Spirit - which is to say the spiritual world; religion; faith; both specific and amorphous ideas of God - certainly qualifies as one of OWN's favorite topics.

This could be the network's surest path to originality, treating with tender care the mysteries of faith. "Miracle Detectives" reminds me of a combination of "The X-Files" and those shows where people spend a lot of time not finding ghosts.

Here, a skeptical neuroscientist and a Rolling Stone writer who has experienced a religious awakening get to travel around and investigate situations in which people strongly believe that a supreme being has intervened.

This takes them to an old church in northern New Mexico to see if the dirt there really has healing powers. The spiritually minded writer is naturally enthralled by the story of a woman who was cured of cancerous bone lesions after touching the dirt; while the scientist derives from a lab analysis that the best the bicarbonate dirt can do is provide some gas relief when stirred into a glass of water.

Then they go to a North Carolina hospital where security cameras captured images of what the nurses believe was an ethereal being entering the room of a dying girl who then recovered. Here, the neuroscientist enlists the help of window blinds and sunlight, and it's case closed. Except that the writer still believes in a "deeper truth" - the great unseen.

Which brings it back around to a higher power.

Which brings it back around, in a subtextual way, to Oprah herself.

I'm only half-kidding about there one day being churches in which Oprah's image is holographically enshrined in stained glass. And because she so tirelessly encourages inquiry, education and basic joy, I can think of worse things around which to build a faith-based organization.

As a movement, Oprahism can no longer be contained in a single show or magazine or Web site. At its best, OWN carefully illuminates the Oprah way.

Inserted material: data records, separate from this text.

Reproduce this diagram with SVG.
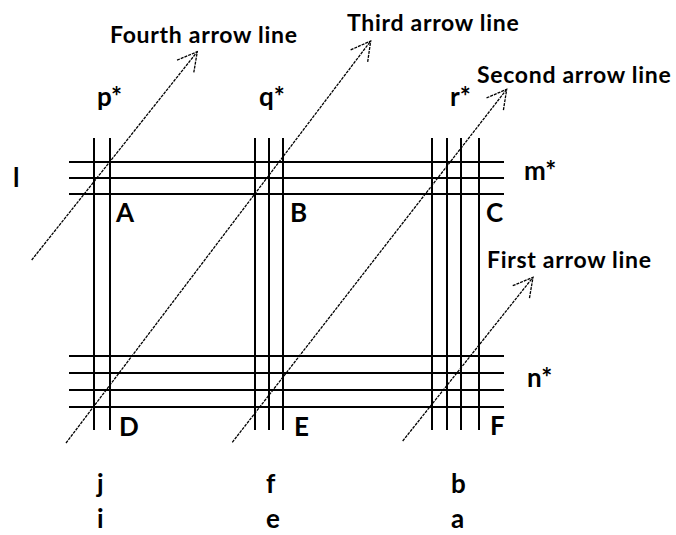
<svg xmlns="http://www.w3.org/2000/svg" width="676" height="535" viewBox="0 0 676 535">
<defs>
<style>
.g{stroke:#000;stroke-width:2;fill:none}
.d{stroke:#000;stroke-width:1.3;fill:none;stroke-dasharray:3 1}
.t{font-family:Lato,"Liberation Sans",sans-serif;font-weight:bold;fill:#000}
.big{font-size:26px}
.lab{font-size:23px;letter-spacing:0.7px}
</style>
<marker id="ah" markerUnits="userSpaceOnUse" viewBox="-25 -15 30 30" refX="0" refY="0" markerWidth="30" markerHeight="30" orient="auto" overflow="visible">
<path d="M-19.2,-10.6 L0,0 L-19.2,10.6" stroke="#000" stroke-width="1.3" fill="none" stroke-dasharray="3 1"/>
</marker>
</defs>
<rect width="676" height="535" fill="#fff"/>
<g id="grid">
<g id="verticals-p">
<line class="g" x1="94" y1="138" x2="94" y2="430"/>
<line class="g" x1="110" y1="138" x2="110" y2="430"/>
</g>
<g id="verticals-q">
<line class="g" x1="255" y1="138" x2="255" y2="430"/>
<line class="g" x1="269" y1="138" x2="269" y2="430"/>
<line class="g" x1="283" y1="138" x2="283" y2="430"/>
</g>
<g id="verticals-r">
<line class="g" x1="432" y1="138" x2="432" y2="430"/>
<line class="g" x1="447" y1="138" x2="447" y2="430"/>
<line class="g" x1="461" y1="138" x2="461" y2="430"/>
<line class="g" x1="479" y1="138" x2="479" y2="430"/>
</g>
<g id="horizontals-m">
<line class="g" x1="69" y1="162" x2="504" y2="162"/>
<line class="g" x1="69" y1="178" x2="504" y2="178"/>
<line class="g" x1="69" y1="194" x2="504" y2="194"/>
</g>
<g id="horizontals-n">
<line class="g" x1="69" y1="356" x2="504" y2="356"/>
<line class="g" x1="69" y1="373" x2="504" y2="373"/>
<line class="g" x1="69" y1="390" x2="504" y2="390"/>
<line class="g" x1="69" y1="407" x2="504" y2="407"/>
</g>
</g>
<g id="connectors">
<line id="fourth-arrow" class="d" x1="31.7" y1="260" x2="197.3" y2="51.7" marker-end="url(#ah)"/>
<line id="third-arrow" class="d" x1="66" y1="443" x2="370.7" y2="41" marker-end="url(#ah)"/>
<line id="second-arrow" class="d" x1="232.3" y1="442.3" x2="506.7" y2="89.3" marker-end="url(#ah)"/>
<line id="first-arrow" class="d" x1="402.7" y1="441" x2="533" y2="277.3" marker-end="url(#ah)"/>
</g>
<g id="arrow-labels" class="t lab">
<text id="lbl-fourth" x="110" y="43">Fourth arrow line</text>
<text id="lbl-third" x="347" y="31">Third arrow line</text>
<text id="lbl-second" x="477" y="83">Second arrow line</text>
<text id="lbl-first" x="487" y="268">First arrow line</text>
</g>
<g id="labels" class="t big">
<text id="p" x="97" y="106">p*</text>
<text id="q" x="259" y="106">q*</text>
<text id="r" x="450" y="106">r*</text>
<text id="l" x="13" y="187">l</text>
<text id="m" x="524" y="180">m*</text>
<text id="n" x="527" y="387">n*</text>
<text id="A" x="116" y="222">A</text>
<text id="B" x="290" y="222">B</text>
<text id="C" x="486" y="222">C</text>
<text id="D" x="119" y="436">D</text>
<text id="E" x="294" y="436">E</text>
<text id="F" x="490" y="435">F</text>
<text id="j" x="97" y="493">j</text>
<text id="f" x="266" y="493">f</text>
<text id="b" x="451" y="493">b</text>
<text id="i" x="97" y="528">i</text>
<text id="e" x="266" y="528">e</text>
<text id="a" x="451" y="528">a</text>
</g>
</svg>
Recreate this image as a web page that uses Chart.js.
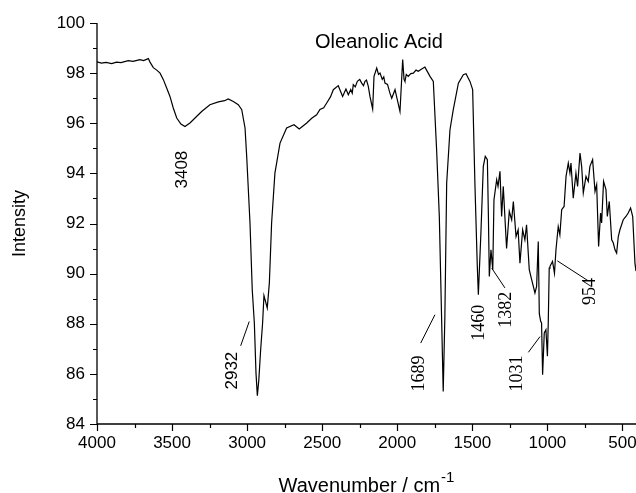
<!DOCTYPE html>
<html lang="en">
<head>
  <meta charset="utf-8">
  <title>Oleanolic Acid IR</title>
  <style>
    html, body { margin: 0; padding: 0; background: #fff; }
    canvas { display: block; }
  </style>
</head>
<body>
  <canvas id="ir" width="636" height="493"></canvas>

  <script src="https://cdn.jsdelivr.net/npm/chart.js"></script>
  <script>
    // spectrum: wavenumber (cm-1) and intensity
    const wavenumber = [
      4000, 3970, 3940, 3902, 3870, 3840, 3792, 3760, 3714, 3690, 3658, 3647, 3625, 3602, 3580, 3558,
      3536, 3514, 3492, 3469, 3441, 3414, 3381, 3347, 3303, 3248, 3192, 3150, 3126, 3092, 3059, 3036,
      3014, 3003, 2981, 2966, 2952, 2941, 2932, 2922, 2910, 2897, 2888, 2866, 2852, 2837, 2815, 2781,
      2737, 2688, 2653, 2603, 2570, 2537, 2515, 2490, 2470, 2445, 2426, 2393, 2364, 2342, 2326, 2310,
      2300, 2293, 2280, 2266, 2250, 2237, 2225, 2215, 2205, 2193, 2182, 2164, 2155, 2137, 2125, 2115,
      2100, 2090, 2082, 2065, 2049, 2037, 2015, 2000, 1982, 1964, 1955, 1949, 1940, 1927, 1910, 1893,
      1875, 1860, 1840, 1816, 1782, 1760, 1738, 1720, 1705, 1694, 1683, 1671, 1649, 1627, 1593, 1560,
      1542, 1516, 1498, 1483, 1467, 1460, 1443, 1427, 1414, 1400, 1393, 1387, 1376, 1364, 1356, 1338,
      1329, 1316, 1305, 1294, 1272, 1254, 1238, 1227, 1209, 1195, 1183, 1165, 1150, 1139, 1121, 1105,
      1083, 1072, 1061, 1054, 1045, 1039, 1032, 1021, 1010, 1000, 994, 988, 983, 966, 953, 943,
      928, 917, 905, 889, 876, 861, 850, 843, 828, 810, 799, 783, 772, 761, 743, 728,
      717, 699, 683, 672, 659, 646, 639, 626, 610, 601, 588, 572, 561, 550, 539, 528,
      517, 495, 477, 462, 446, 432, 417, 410
    ];
    const intensity = [
      98.45, 98.40, 98.43, 98.38, 98.44, 98.42, 98.50, 98.47, 98.54, 98.50, 98.58, 98.44, 98.22, 98.12, 98.00, 97.74,
      97.41, 97.07, 96.61, 96.21, 95.97, 95.87, 96.01, 96.21, 96.47, 96.74, 96.85, 96.90, 96.97, 96.87, 96.74, 96.54,
      95.81, 94.68, 92.02, 89.36, 88.03, 86.03, 85.13, 85.77, 86.96, 88.03, 89.12, 88.63, 89.63, 92.02, 94.01, 95.21,
      95.81, 95.94, 95.77, 96.01, 96.20, 96.34, 96.55, 96.62, 96.81, 97.05, 97.34, 97.50, 97.07, 97.37, 97.14, 97.35,
      97.20, 97.54, 97.45, 97.67, 97.75, 97.60, 97.50, 97.67, 97.72, 97.47, 97.07, 96.57, 97.87, 98.20, 97.95, 98.00,
      97.75, 97.85, 97.60, 97.55, 97.20, 97.00, 97.34, 96.94, 96.47, 98.54, 97.75, 97.67, 97.95, 97.87, 97.98, 98.00,
      98.12, 98.07, 98.15, 98.24, 97.87, 97.67, 94.94, 92.28, 88.29, 85.30, 88.29, 93.61, 95.74, 96.54, 97.60, 97.94,
      97.98, 97.67, 97.34, 93.61, 90.29, 89.16, 91.62, 94.28, 94.68, 94.55, 92.28, 89.89, 90.95, 90.16, 92.95, 93.75,
      93.48, 94.08, 92.28, 93.48, 91.00, 92.48, 92.15, 92.88, 91.48, 91.75, 90.42, 91.75, 91.35, 91.95, 90.16, 89.76,
      89.23, 89.49, 91.28, 88.40, 88.10, 88.03, 85.97, 87.63, 87.76, 86.70, 88.16, 90.22, 90.29, 90.49, 90.02, 90.95,
      91.88, 91.55, 92.55, 92.68, 93.88, 94.41, 94.01, 94.41, 93.01, 94.01, 93.48, 94.81, 94.28, 93.22, 93.88, 93.68,
      94.28, 94.55, 93.28, 93.55, 91.08, 92.42, 92.02, 93.68, 93.35, 92.28, 92.88, 91.35, 91.22, 90.95, 90.82, 91.48,
      91.75, 92.15, 92.28, 92.42, 92.62, 92.28, 90.42, 90.10
    ];

    // peak labels: text, label centre and leader line, in data units
    const peakText  = ['3408', '2932', '1689', '1460', '1382', '1031', '954'];
    const peakX     = [3429, 3097, 1852, 1456, 1273, 1199, 713];
    const peakY     = [94.15, 86.13, 86.01, 88.04, 88.56, 86.01, 89.29];
    const peakSerif = [false, false, true, true, true, true, true];
    const leaders = [
      null,
      [3043, 87.12, 2986, 88.09],
      [1844, 87.23, 1749, 88.36],
      null,
      [1283, 89.43, 1371, 90.22],
      [1127, 86.86, 1049, 87.49],
      [934, 90.51, 730, 89.72]
    ];

    const SANS = "'Liberation Sans', Arial, sans-serif";
    const SERIF = "'Liberation Serif', 'Times New Roman', serif";

    const decor = {
      id: 'decor',
      afterDraw(chart) {
        const ctx = chart.ctx;
        const xs = chart.scales.x, ys = chart.scales.y;
        const area = chart.chartArea;
        ctx.save();
        ctx.strokeStyle = '#000';
        ctx.fillStyle = '#000';

        // axis lines
        ctx.lineWidth = 1.3;
        ctx.beginPath();
        ctx.moveTo(area.left, area.top);
        ctx.lineTo(area.left, area.bottom);
        ctx.lineTo(area.right, area.bottom);
        ctx.stroke();

        // major / minor ticks
        ctx.lineWidth = 1.2;
        ctx.beginPath();
        xs.ticks.forEach(t => {
          const px = Math.round(xs.getPixelForValue(t.value)) + 0.5;
          const len = t.value % 500 === 0 ? 7 : 4;
          ctx.moveTo(px, area.bottom);
          ctx.lineTo(px, area.bottom + len);
        });
        ys.ticks.forEach(t => {
          const py = Math.round(ys.getPixelForValue(t.value)) + 0.5;
          const len = t.value % 2 === 0 ? 7 : 4;
          ctx.moveTo(area.left, py);
          ctx.lineTo(area.left - len, py);
        });
        ctx.stroke();

        // peak labels
        ctx.lineWidth = 1;
        peakText.forEach((txt, i) => {
          const px = xs.getPixelForValue(peakX[i]);
          const py = ys.getPixelForValue(peakY[i]);
          ctx.save();
          ctx.translate(px, py);
          ctx.rotate(-Math.PI / 2);
          ctx.font = peakSerif[i] ? '18px ' + SERIF : '17px ' + SANS;
          ctx.textAlign = 'center';
          ctx.textBaseline = 'middle';
          ctx.fillText(txt, 0, 0);
          ctx.restore();
          const l = leaders[i];
          if (l) {
            ctx.beginPath();
            ctx.moveTo(xs.getPixelForValue(l[0]), ys.getPixelForValue(l[1]));
            ctx.lineTo(xs.getPixelForValue(l[2]), ys.getPixelForValue(l[3]));
            ctx.stroke();
          }
        });

        // sample name
        ctx.font = '20px ' + SANS;
        ctx.textAlign = 'center';
        ctx.textBaseline = 'alphabetic';
        ctx.fillText('Oleanolic Acid', xs.getPixelForValue(2122), ys.getPixelForValue(99.0));

        // x axis title with superscript
        const main = 'Wavenumber / cm', sup = '-1';
        ctx.font = '20px ' + SANS;
        const wMain = ctx.measureText(main).width;
        ctx.font = '15px ' + SANS;
        const wSup = ctx.measureText(sup).width;
        const x0 = (area.left + area.right) / 2 - (wMain + wSup + 1) / 2;
        const base = chart.height - 1.5;
        ctx.textAlign = 'left';
        ctx.font = '20px ' + SANS;
        ctx.fillText(main, x0, base);
        ctx.font = '15px ' + SANS;
        ctx.fillText(sup, x0 + wMain + 1, base - 10);
        ctx.restore();
      }
    };

    new Chart(document.getElementById('ir'), {
      type: 'line',
      data: {
        datasets: [{
          data: wavenumber.map((w, i) => ({ x: w, y: intensity[i] })),
          borderColor: '#000',
          borderWidth: 1.2,
          pointRadius: 0,
          tension: 0,
          fill: false
        }]
      },
      options: {
        responsive: false,
        animation: false,
        devicePixelRatio: 1,
        layout: { padding: { top: 23, right: 0, bottom: 0, left: 0 } },
        plugins: { legend: { display: false }, tooltip: { enabled: false } },
        scales: {
          x: {
            type: 'linear',
            reverse: true,
            min: 410,
            max: 4000,
            afterFit: s => { s.height = 69; s.paddingLeft = 0; s.paddingRight = 0; },
            grid: { display: false, drawTicks: false },
            border: { display: false },
            ticks: {
              stepSize: 250,
              includeBounds: false,
              autoSkip: false,
              maxRotation: 0,
              padding: 9,
              color: '#000',
              font: { family: SANS, size: 17 },
              callback: v => (v % 500 === 0 ? String(v) : '')
            }
          },
          y: {
            min: 84,
            max: 100,
            afterFit: s => { s.width = 97; s.paddingTop = 0; s.paddingBottom = 0; },
            grid: { display: false, drawTicks: false },
            border: { display: false },
            ticks: {
              stepSize: 1,
              autoSkip: false,
              padding: 12,
              color: '#000',
              font: { family: SANS, size: 17 },
              callback: v => (v % 2 === 0 ? String(v) : '')
            },
            title: {
              display: true,
              text: 'Intensity',
              color: '#000',
              font: { family: SANS, size: 18 },
              padding: { top: 9, bottom: 0 }
            }
          }
        }
      },
      plugins: [decor]
    });
  </script>
</body>
</html>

At its worst, the network is simply like any other mediocre cable channel, desperate to fill its schedule grid with shows that feel new enough to draw viewers in and addictive enough to keep them couchbound.

Eventually OWN, too, lapses into showing movies packed with commercial breaks, which in this case means repeats of "An Officer and a Gentleman," "The Way We Were" and, yes, "The Color Purple" - old weepies disguised as sophisticated chick-flick stopgap programming.

That is the great discrepancy to a life spent Obeying Oprah: She asks you to live to the fullest, but to do that, you'll need to sit around a lot and watch TV.